- **Aim of the task**
A precise retyping is required of every line from the one containing "Convert this chart to Plotly code." down to the one containing "fig = go.Figure()", both included, and of no other line.

##### Data for this exercise #####

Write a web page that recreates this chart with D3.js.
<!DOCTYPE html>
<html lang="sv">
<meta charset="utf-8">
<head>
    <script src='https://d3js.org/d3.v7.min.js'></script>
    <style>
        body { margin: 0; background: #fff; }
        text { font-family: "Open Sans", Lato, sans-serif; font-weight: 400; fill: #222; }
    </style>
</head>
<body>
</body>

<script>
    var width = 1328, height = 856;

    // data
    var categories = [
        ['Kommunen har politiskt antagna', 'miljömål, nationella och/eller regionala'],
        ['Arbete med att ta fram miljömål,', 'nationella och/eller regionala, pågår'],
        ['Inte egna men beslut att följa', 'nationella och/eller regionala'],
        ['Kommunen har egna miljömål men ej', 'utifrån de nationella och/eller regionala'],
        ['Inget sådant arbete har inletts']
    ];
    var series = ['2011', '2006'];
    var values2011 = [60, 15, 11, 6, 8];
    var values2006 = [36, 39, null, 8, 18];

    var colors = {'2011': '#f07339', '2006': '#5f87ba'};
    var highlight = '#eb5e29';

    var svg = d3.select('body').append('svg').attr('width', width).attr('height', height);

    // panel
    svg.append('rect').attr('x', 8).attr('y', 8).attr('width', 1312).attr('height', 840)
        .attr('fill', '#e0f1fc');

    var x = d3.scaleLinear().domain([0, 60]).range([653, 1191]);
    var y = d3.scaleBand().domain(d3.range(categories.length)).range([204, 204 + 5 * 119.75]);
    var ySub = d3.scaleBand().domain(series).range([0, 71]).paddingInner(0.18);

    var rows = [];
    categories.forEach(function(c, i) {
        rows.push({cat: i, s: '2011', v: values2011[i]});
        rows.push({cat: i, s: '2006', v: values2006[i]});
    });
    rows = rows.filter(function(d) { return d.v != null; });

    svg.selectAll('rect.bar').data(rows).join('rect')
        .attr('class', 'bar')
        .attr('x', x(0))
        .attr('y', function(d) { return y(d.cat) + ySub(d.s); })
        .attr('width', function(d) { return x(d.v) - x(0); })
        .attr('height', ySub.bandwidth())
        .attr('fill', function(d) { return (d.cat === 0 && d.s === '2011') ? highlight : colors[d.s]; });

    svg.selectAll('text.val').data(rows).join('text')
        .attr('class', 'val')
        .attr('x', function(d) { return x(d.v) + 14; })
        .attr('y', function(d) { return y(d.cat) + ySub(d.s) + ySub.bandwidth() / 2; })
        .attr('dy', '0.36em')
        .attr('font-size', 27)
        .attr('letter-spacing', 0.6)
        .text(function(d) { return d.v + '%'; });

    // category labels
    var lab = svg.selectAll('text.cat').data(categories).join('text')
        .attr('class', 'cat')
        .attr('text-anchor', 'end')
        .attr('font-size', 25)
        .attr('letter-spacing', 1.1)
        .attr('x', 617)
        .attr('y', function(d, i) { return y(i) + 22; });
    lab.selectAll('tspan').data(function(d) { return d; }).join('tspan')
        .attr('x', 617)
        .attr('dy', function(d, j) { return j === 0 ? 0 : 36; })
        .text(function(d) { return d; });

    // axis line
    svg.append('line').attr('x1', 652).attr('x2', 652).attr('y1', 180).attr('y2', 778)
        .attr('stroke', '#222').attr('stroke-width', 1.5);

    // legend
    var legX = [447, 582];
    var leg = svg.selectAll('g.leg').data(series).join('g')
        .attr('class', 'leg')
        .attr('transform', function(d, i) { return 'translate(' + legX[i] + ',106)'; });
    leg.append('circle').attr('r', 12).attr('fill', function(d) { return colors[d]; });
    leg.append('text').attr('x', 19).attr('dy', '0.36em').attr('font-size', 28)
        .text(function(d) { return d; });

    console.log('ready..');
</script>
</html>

#####
##### Data for this exercise #####

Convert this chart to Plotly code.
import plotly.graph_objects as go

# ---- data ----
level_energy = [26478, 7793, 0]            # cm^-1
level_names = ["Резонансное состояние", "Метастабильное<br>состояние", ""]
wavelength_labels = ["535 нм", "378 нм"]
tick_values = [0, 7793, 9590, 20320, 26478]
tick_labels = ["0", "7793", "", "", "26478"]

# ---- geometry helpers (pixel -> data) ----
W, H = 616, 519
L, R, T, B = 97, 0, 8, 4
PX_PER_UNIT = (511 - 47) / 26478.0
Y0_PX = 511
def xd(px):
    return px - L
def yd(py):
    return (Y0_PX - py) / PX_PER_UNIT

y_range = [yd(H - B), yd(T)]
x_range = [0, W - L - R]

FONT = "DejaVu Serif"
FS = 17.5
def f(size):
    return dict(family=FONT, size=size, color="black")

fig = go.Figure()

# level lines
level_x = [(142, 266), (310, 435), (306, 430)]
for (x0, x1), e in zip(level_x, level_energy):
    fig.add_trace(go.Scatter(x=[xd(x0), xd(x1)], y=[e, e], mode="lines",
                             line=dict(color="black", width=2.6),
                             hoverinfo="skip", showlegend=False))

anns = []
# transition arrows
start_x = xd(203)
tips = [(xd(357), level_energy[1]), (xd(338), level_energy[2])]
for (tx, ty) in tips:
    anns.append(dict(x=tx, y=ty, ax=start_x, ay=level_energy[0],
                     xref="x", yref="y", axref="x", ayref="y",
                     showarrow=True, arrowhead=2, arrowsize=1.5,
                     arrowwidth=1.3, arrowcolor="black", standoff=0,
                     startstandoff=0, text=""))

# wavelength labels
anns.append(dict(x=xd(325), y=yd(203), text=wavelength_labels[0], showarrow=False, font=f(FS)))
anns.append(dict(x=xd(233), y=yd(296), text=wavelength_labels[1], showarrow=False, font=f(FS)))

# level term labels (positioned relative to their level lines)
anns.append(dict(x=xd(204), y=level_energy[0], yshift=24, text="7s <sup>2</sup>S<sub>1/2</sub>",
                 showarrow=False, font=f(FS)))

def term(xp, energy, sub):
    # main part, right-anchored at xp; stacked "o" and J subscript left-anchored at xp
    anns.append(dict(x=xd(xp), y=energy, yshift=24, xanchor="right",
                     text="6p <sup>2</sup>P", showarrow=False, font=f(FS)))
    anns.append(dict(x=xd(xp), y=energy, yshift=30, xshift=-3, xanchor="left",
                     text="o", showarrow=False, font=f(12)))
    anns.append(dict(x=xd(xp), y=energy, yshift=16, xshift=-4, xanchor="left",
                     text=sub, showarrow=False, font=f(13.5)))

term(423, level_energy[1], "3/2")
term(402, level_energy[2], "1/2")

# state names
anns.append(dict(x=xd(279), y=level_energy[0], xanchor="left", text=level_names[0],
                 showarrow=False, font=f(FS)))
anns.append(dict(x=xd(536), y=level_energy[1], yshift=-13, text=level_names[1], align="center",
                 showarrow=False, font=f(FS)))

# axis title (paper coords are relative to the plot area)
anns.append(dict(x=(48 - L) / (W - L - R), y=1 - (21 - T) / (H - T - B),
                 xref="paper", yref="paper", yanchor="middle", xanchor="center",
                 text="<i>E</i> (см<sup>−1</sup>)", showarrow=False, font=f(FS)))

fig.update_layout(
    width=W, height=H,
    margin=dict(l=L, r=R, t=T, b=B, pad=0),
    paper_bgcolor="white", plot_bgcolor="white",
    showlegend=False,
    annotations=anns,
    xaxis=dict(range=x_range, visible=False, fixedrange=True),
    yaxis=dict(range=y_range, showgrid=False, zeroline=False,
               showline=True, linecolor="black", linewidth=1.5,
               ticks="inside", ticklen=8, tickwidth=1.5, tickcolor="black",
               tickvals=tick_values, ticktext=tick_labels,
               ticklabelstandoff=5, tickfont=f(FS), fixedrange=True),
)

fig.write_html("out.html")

#####

- **Written reply**
Convert this chart to Plotly code.
import plotly.graph_objects as go

# ---- data ----
level_energy = [26478, 7793, 0]            # cm^-1
level_names = ["Резонансное состояние", "Метастабильное<br>состояние", ""]
wavelength_labels = ["535 нм", "378 нм"]
tick_values = [0, 7793, 9590, 20320, 26478]
tick_labels = ["0", "7793", "", "", "26478"]

# ---- geometry helpers (pixel -> data) ----
W, H = 616, 519
L, R, T, B = 97, 0, 8, 4
PX_PER_UNIT = (511 - 47) / 26478.0
Y0_PX = 511
def xd(px):
    return px - L
def yd(py):
    return (Y0_PX - py) / PX_PER_UNIT

y_range = [yd(H - B), yd(T)]
x_range = [0, W - L - R]

FONT = "DejaVu Serif"
FS = 17.5
def f(size):
    return dict(family=FONT, size=size, color="black")

fig = go.Figure()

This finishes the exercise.